Итак, никакого начальства у меня не стало, приходилось самому что-то предпринимать, так как и мне, и бывшим со мной офицерам оставаться в Киеве было бесполезно и очень рискованно. У меня оставалось два выхода: ехать в Ставку к генералу Духонину, или на Дон к генералу Каледину, где еще можно было надеяться послужить на спасение Отечества от охватившей его красной лихорадки. Я послал телеграмму в Ставку генералу Духонину, выразив свое намерение выехать со своей ротой к нему и просил указаний – ответа не получил. 2 ноября 1917 г. хотел послать вторую телеграмму, но на телеграфе сказали, что всякая связь со Ставкой прервана и поезда туда не ходят.

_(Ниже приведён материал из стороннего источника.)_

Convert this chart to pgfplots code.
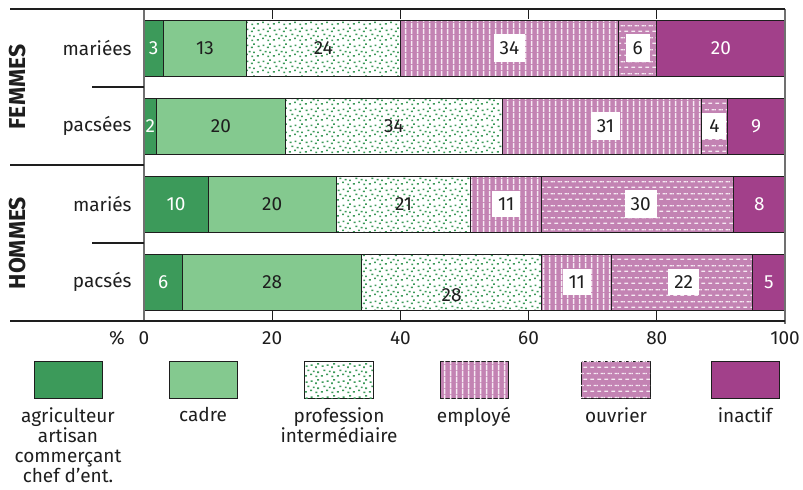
\documentclass[border=0pt]{standalone}
\usepackage{pgfplots}
\pgfplotsset{compat=1.18}
\usepackage{fontspec}
\setmainfont{Fira Sans}
\usetikzlibrary{patterns}
\definecolor{dgreen}{HTML}{3C9A5A}
\definecolor{lgreen}{HTML}{84C98F}
\definecolor{pinkc}{HTML}{C383B3}
\definecolor{inact}{HTML}{A2408A}
\definecolor{txt}{HTML}{1E1E1E}
\definecolor{stripe}{HTML}{F6EAF3}
\definecolor{spine}{HTML}{707070}

\pgfdeclarepatternformonly{vstripes}{\pgfqpoint{0pt}{0pt}}{\pgfqpoint{2.8pt}{2.8pt}}{\pgfqpoint{2.8pt}{2.8pt}}{%
  \pgfsetlinewidth{0.75pt}%
  \pgfpathmoveto{\pgfqpoint{1.4pt}{0pt}}\pgfpathlineto{\pgfqpoint{1.4pt}{2.8pt}}\pgfusepath{stroke}}
\pgfdeclarepatternformonly{hdashes}{\pgfqpoint{0pt}{0pt}}{\pgfqpoint{3.6pt}{6pt}}{\pgfqpoint{3.6pt}{6pt}}{%
  \pgfsetlinewidth{0.7pt}%
  \pgfpathmoveto{\pgfqpoint{0.2pt}{1.5pt}}\pgfpathlineto{\pgfqpoint{2.3pt}{1.5pt}}%
  \pgfpathmoveto{\pgfqpoint{2.0pt}{4.5pt}}\pgfpathlineto{\pgfqpoint{3.6pt}{4.5pt}}%
  \pgfpathmoveto{\pgfqpoint{0pt}{4.5pt}}\pgfpathlineto{\pgfqpoint{0.5pt}{4.5pt}}%
  \pgfusepath{stroke}}
\pgfdeclarepatternformonly{gdots}{\pgfqpoint{0pt}{0pt}}{\pgfqpoint{8pt}{8pt}}{\pgfqpoint{8pt}{8pt}}{%
  \pgfpathrectangle{\pgfqpoint{0.5pt}{0.7pt}}{\pgfqpoint{1.0pt}{0.8pt}}%
  \pgfpathrectangle{\pgfqpoint{3.2pt}{1.5pt}}{\pgfqpoint{1.0pt}{0.8pt}}%
  \pgfpathrectangle{\pgfqpoint{6.0pt}{0.4pt}}{\pgfqpoint{1.0pt}{0.8pt}}%
  \pgfpathrectangle{\pgfqpoint{1.8pt}{3.6pt}}{\pgfqpoint{1.0pt}{0.8pt}}%
  \pgfpathrectangle{\pgfqpoint{4.6pt}{3.0pt}}{\pgfqpoint{1.0pt}{0.8pt}}%
  \pgfpathrectangle{\pgfqpoint{6.9pt}{2.6pt}}{\pgfqpoint{1.0pt}{0.8pt}}%
  \pgfpathrectangle{\pgfqpoint{0.9pt}{5.8pt}}{\pgfqpoint{1.0pt}{0.8pt}}%
  \pgfpathrectangle{\pgfqpoint{3.5pt}{6.3pt}}{\pgfqpoint{1.0pt}{0.8pt}}%
  \pgfpathrectangle{\pgfqpoint{5.8pt}{5.2pt}}{\pgfqpoint{1.0pt}{0.8pt}}%
  \pgfpathrectangle{\pgfqpoint{6.9pt}{7.0pt}}{\pgfqpoint{1.0pt}{0.8pt}}%
  \pgfusepath{fill}}

\pgfplotsset{
  geom/.style={at={(72pt,-160.5pt)}, anchor=south west,
    width=320.5pt, height=156pt, scale only axis,
    xmin=0, xmax=100, ymin=-0.5, ymax=3.5},
  lbl/.style={only marks, mark=none, nodes near coords,
    point meta=explicit symbolic,
    nodes near coords style={anchor=center, font=\fontsize{9.5}{11}\selectfont}}
}

\begin{document}
\begin{tikzpicture}
\useasboundingbox (0,0) rectangle (401.5pt,-244.5pt);
\begin{axis}[geom,
  xbar stacked, bar width=0.718,
  xtick={0,20,...,100}, xticklabel pos=lower, xtick pos=both,
  tick align=inside, major tick length=5pt,
  x tick style={txt, line width=0.6pt},
  ytick={0,1,2,3}, yticklabels={pacsés,mariés,pacsées,mariées},
  y tick style={draw=none},
  axis line style={draw=none},
  tick label style={font=\fontsize{9.5}{11}\selectfont, text=txt},
  xticklabel style={yshift=-2pt},
  yticklabel style={inner sep=0pt, xshift=-6pt},
  /pgf/number format/assume math mode=true,
  every axis plot/.append style={draw=txt, line width=0.5pt},
]
\addplot[fill=dgreen] coordinates {(6,0) (10,1) (2,2) (3,3)};
\addplot[fill=lgreen] coordinates {(28,0) (20,1) (20,2) (13,3)};
\addplot[fill=white, postaction={pattern=gdots, pattern color=dgreen}] coordinates {(28,0) (21,1) (34,2) (24,3)};
\addplot[fill=pinkc, postaction={pattern=vstripes, pattern color=stripe}] coordinates {(11,0) (11,1) (31,2) (34,3)};
\addplot[fill=pinkc, postaction={pattern=hdashes, pattern color=stripe}] coordinates {(22,0) (30,1) (4,2) (6,3)};
\addplot[fill=inact] coordinates {(5,0) (8,1) (9,2) (20,3)};
\end{axis}
\begin{axis}[geom, hide axis]
\addplot[lbl, nodes near coords style={text=white}] coordinates {(1.5,3)[3] (1,2)[2] (5,1)[10] (3,0)[6] (90,3)[20] (95.5,2)[9] (96,1)[8] (97.5,0)[5]};
\addplot[lbl, nodes near coords style={text=txt}] coordinates {(9.5,3)[13] (12,2)[20] (20,1)[20] (20,0)[28] (28,3)[24] (39,2)[34] (40.5,1)[21] (48,-0.17)[28]};
\addplot[lbl, nodes near coords style={text=txt, fill=white, inner xsep=3pt, inner ysep=3.5pt, minimum width=12pt}] coordinates {(57,3)[34] (72,2)[31] (56.5,1)[11] (67.5,0)[11] (77,3)[6] (89,2)[4] (77.5,1)[30] (84.2,0)[22]};
\end{axis}
\begin{scope}[x=0.5pt,y=-0.5pt]
\draw[spine, line width=0.6pt] (144,9) -- (144,321);
\draw[spine, line width=0.6pt] (785,9) -- (785,324);
\draw[txt, line width=0.6pt] (10,9) -- (785,9);
\draw[txt, line width=0.6pt] (10,321) -- (785,321);
\draw[txt, line width=0.6pt] (10,165) -- (144,165);
\draw[txt, line width=0.6pt] (92,87) -- (144,87);
\draw[txt, line width=0.6pt] (92,243) -- (144,243);
\node[rotate=90, font=\fontsize{11.5}{13}\selectfont\bfseries, text=txt] at (18,87) {FEMMES};
\node[rotate=90, font=\fontsize{11.5}{13}\selectfont\bfseries, text=txt] at (18,243) {HOMMES};
\node[font=\fontsize{9.5}{11}\selectfont, text=txt] at (117,338) {\%};
% legend
\path[fill=dgreen, draw=txt, line width=0.5pt] (34,361) rectangle (102,398);
\path[fill=lgreen, draw=txt, line width=0.5pt] (169,361) rectangle (237,398);
\path[fill=white, draw=txt, line width=0.5pt, postaction={pattern=gdots, pattern color=dgreen}] (304,361) rectangle (373,398);
\path[fill=pinkc, draw=txt, line width=0.5pt, postaction={pattern=vstripes, pattern color=stripe}] (440,361) rectangle (508,398);
\path[fill=pinkc, draw=txt, line width=0.5pt, postaction={pattern=hdashes, pattern color=stripe}] (581,361) rectangle (650,398);
\path[fill=inact, draw=txt, line width=0.5pt] (711,361) rectangle (779,398);
\begin{scope}[every node/.style={anchor=north, align=center, inner sep=0pt, text=txt, font=\fontsize{9.5}{10.1}\selectfont}]
\node at (68,407) {agriculteur\\artisan\\commerçant\\chef d’ent.};
\node at (203,407) {cadre};
\node at (339,407) {profession\\intermédiaire};
\node at (474,407) {employé};
\node at (616,407) {ouvrier};
\node at (745,407) {inactif};
\end{scope}
\end{scope}
\end{tikzpicture}
\end{document}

Обдумав положение, я решил ехать на Дон к генералу Каледину, где, казалось мне, все было спокойно и твердо и откуда можно было попробовать продолжать борьбу.
Я объявил об этом своим офицерам и солдатам и предложил нежелающим разойтись.
3 ноября 1917 г. вечером я, с оставшимися моими георгиевцами, в количестве 16 офицеров и 10 солдат, в казачьем вагоне, выехал на Дон.
Глава XI
Если скованы угрозами и бессилием те, кто в плену, тем паче перед Богом и совестью обязаны действовать те, кто на свободе.
Я, смиренный Антоний, митрополит Киевский и Галицкий, старейший из русских архипастырей, находящихся волею Божией на свободе от красного плена, возвышаю свой голос, дабы возвестить русскому народу:
Православные христиане! Вставайте все против власти красного антихриста! Не слушайте ничьих призывов примириться с ним, от кого бы сии призывы ни исходили! Нет мира между Христом и Сатаною. Властию, данной мне от Бога, разрешаю и освобождаю всех верующих от присяги, данной советскому самозваному правительству, ибо христиане Сатане не подданные. Властию, данной мне от Бога, благословляю всякое оружие, против красной сатанинской власти подымаемое, и отпускаю грехи всем, кто в рядах повстанческих дружин или одиноким народным мстителем сложит голову за русское и Христово дело.